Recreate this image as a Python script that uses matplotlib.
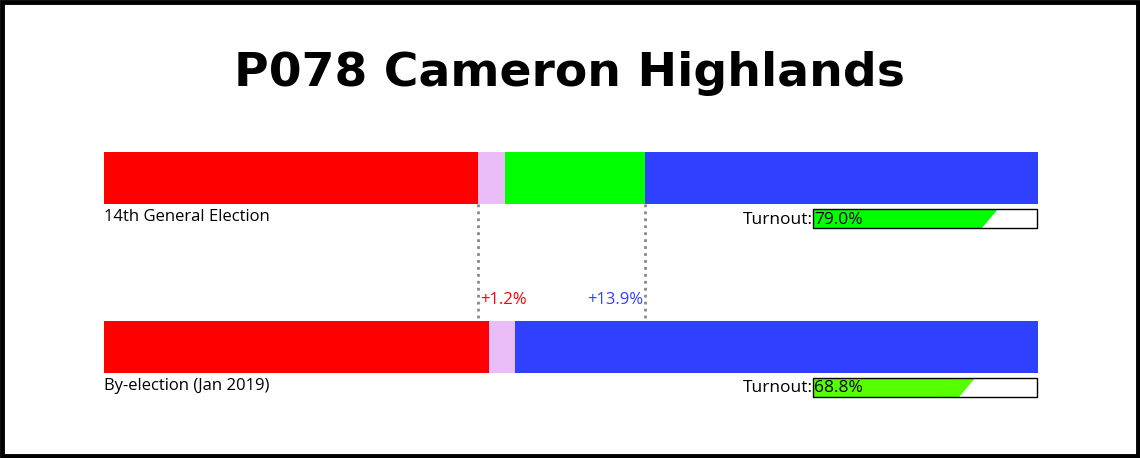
import matplotlib.pyplot as plt
import numpy as np
from matplotlib.patches import Rectangle, Polygon

# vote shares (%)
elections = ['14th General Election', 'By-election (Jan 2019)']
red_share = [40.0, 41.2]
pink_share = [2.9, 2.8]
green_share = [15.0, 0.0]
blue_share = [42.1, 56.0]
turnout = [79.0, 68.8]
swing_labels = ['+1.2%', '+13.9%']

party_colors = ['#ff0000', '#eabcf8', '#00ff00', '#3040ff']
turnout_colors = ['#00ff00', '#55ff00']

W, H = 1140, 458
fig = plt.figure(figsize=(W / 100, H / 100), dpi=100)
ax = fig.add_axes([0, 0, 1, 1])
ax.set_xlim(0, W)
ax.set_ylim(H, 0)
ax.axis('off')

# outer frame
ax.add_patch(Rectangle((2, 2), W - 4, H - 4, fill=False, lw=3.5, ec='black'))

ax.text(W / 2, 73, 'P078 Cameron Highlands', ha='center', va='center',
        fontsize=34, fontweight='bold', family='DejaVu Sans')

x0, bar_w = 104, 934
bar_y = [152, 321]
bar_h = 52
scale = bar_w / 100.0

shares = np.array([red_share, pink_share, green_share, blue_share])
for i, name in enumerate(elections):
    left = x0
    for j in range(4):
        w = shares[j][i] * scale
        if w > 0:
            ax.barh(bar_y[i] + bar_h / 2, w, height=bar_h, left=left,
                    color=party_colors[j], lw=0)
        left += w
    ax.text(x0, bar_y[i] + bar_h + 5, name, ha='left', va='top',
            fontsize=12, family='Open Sans')

    # turnout box
    tx, tw = 813, 224
    ty = bar_y[i] + bar_h + 5
    th = 19
    fill = turnout[i] / 100.0 * tw
    ax.add_patch(Polygon([(tx, ty + th), (tx, ty), (tx + fill + 8, ty),
                          (tx + fill - 8, ty + th)], closed=True,
                         color=turnout_colors[i], lw=0))
    ax.add_patch(Rectangle((tx, ty), tw, th, fill=False, ec='black', lw=1))
    ax.text(tx, ty + th / 2 + 1, 'Turnout:', ha='right', va='center',
            fontsize=12.5, family='Open Sans')
    ax.text(tx + 1, ty + th / 2 + 1, '%.1f%%' % turnout[i], ha='left',
            va='center', fontsize=12.5, family='Open Sans')

# dotted guides at GE14 red edge and GE14 blue start
red_edge = x0 + red_share[0] * scale
blue_start = x0 + (red_share[0] + pink_share[0] + green_share[0]) * scale
for xg in [red_edge, blue_start]:
    ax.plot([xg, xg], [bar_y[0] + bar_h, bar_y[1]], ls=(0, (1, 1.5)),
            color='#888888', lw=2)

ax.text(red_edge + 3, 300, swing_labels[0], ha='left', va='center',
        fontsize=12, color='#ff0000', family='Open Sans')
ax.text(blue_start - 2, 300, swing_labels[1], ha='right', va='center',
        fontsize=12, color='#3040ff', family='Open Sans')

plt.savefig('out.png', dpi=100)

━━━━━━

◆ Set task ◆
Exactly reproduce the run of lines from the start of the listing through the line with "from matplotlib.patches import", inclusive; pictures are not copied.

◆ Exercise output ◆
Recreate this image as a Python script that uses matplotlib.
import matplotlib.pyplot as plt
import numpy as np
from matplotlib.patches import Rectangle, Polygon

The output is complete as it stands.